In recent weeks I have enjoyed reviewing the cataloging for our forthcoming Americana Sale to be held in New York City, January 22-24, 2013. I plan to be there. If you attend, be sure to track me down and say hello.

Part of the sale — actually part of just about every sale — is a very nice selection of classic commemorative coins. These encompass the era from the first commemorative half dollar, the Columbian issue of 1892, down to the tail end, the Carver-Washington halves from all three mints in 1954. By the way, over the years Stack’s was official distributor for a number of commemoratives, beginning with the 1936 Arkansas-Robinson and continuing through the Booker T. Washington and Carver-Washington issues.

The world of United States commemorative coins is most fascinating. Each design has its own story. In fact, the introduction to commemoratives in A Guide Book of United States Coins states something to the effect that among all series none have more history or romance connected with them. A handy guide is my book I did for Whitman, A Guide Book of United States Commemorative Coins. This is available at your local bookstore, coin or hobby dealer, or from Whitman on their website. The cost is nominal. Spend an evening or two reading it and you will become quite conversant with the different varieties, why and how they were issued, and characteristics as to their availability today.

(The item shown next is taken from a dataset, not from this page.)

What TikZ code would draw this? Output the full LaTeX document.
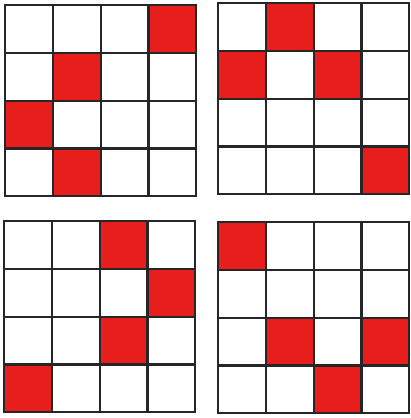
\documentclass[tikz,border=0pt]{standalone}
\definecolor{cellred}{RGB}{232,30,28}
\begin{document}
\begin{tikzpicture}[x=1pt,y=-1pt]
  \useasboundingbox (0,0) rectangle (410,418);
  \def\c{47.8}
  % griglie 4x4: angolo in alto a sinistra, poi celle rosse (colonna/riga)
  \foreach \ox/\oy/\cells in {5/5/{3/0,1/1,0/2,1/3}, 218/3/{1/0,0/1,2/1,3/3},
                              4/221/{2/0,3/1,2/2,0/3}, 218/222/{0/0,1/2,3/2,2/3}} {
    \foreach \i/\j in \cells
      \fill[cellred] (\ox+\i*\c,\oy+\j*\c) rectangle ++(\c,\c);
    \foreach \k in {0,...,4} {
      \draw[line width=2.2pt,line cap=rect,black!85] (\ox+\k*\c,\oy) -- ++(0,4*\c);
      \draw[line width=2.2pt,line cap=rect,black!85] (\ox,\oy+\k*\c) -- ++(4*\c,0);
    }
  }
\end{tikzpicture}
\end{document}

Among silver half dollars of the early era, there were 48 different design types made from 1892 to 1954, but, with mintmark and other varieties added, the total comes to 142. A nice way to start is with the basic types, then add the other varieties as you see fit. In addition, there is the 1893 Isabella quarter and the 1900 Lafayette dollar, both unique for their denominations. Among gold coins there are 11 different gold dollars from 1903 to 1917, the rarest by far (in terms of examples existing today) is the 1905 Lewis & Clark. The reason is that while the mintage was generous, the market for commemorative coins was in a slump, and most pieces were sold to the general public, not to numismatists who were apt to save them. There are two gold quarter eagles, 1915-S for the Panama-Pacific International Exposition, and 1926 for the Sesquicentennial of American Independence Exposition held in Philadelphia. Topping off the series are two distinctive $50 gold coins, one octagonal in shape and the other round, both dated 1915-S and issued for the Panama-Pacific International Exposition.

Among classic silver commemoratives the prices today in 2012 are for the most part much less than they were a generation ago! This is because attention has been diverted to modern issues in high grade, and early commemoratives have been ignored more or less. Interestingly, at two or three times in the past, commemorative coins were the hottest ticket in the market, most particularly in 1935 and 1936. My book tells all about these.

If you really want to get involved, go on the Internet and try to track down a used copy (long out of print) of my 1992 book, Commemorative Coins of the United States: A Complete Encyclopedia. This is the foundational reference that has more or less served as a place where writers since that time have obtained most of the information not hitherto in print (often without credit, sometimes with credit). In any event, this book will take you a long weekend to read — so be forewarned. On the other hand, you will learn more about commemoratives than just about anyone ever thought possible.

Classic silver commemoratives are quite inexpensive. Believe it or not, there are some with mintages less than 5,000 pieces that can be obtained in MS-63 and MS-64 for the low hundreds of dollars! My philosophy is to buy when others are selling, and when others are scrambling to set record high prices, and then is the time perhaps when I should sell. Right now not many people are buying commemoratives, and this would seem to offer an opportunity!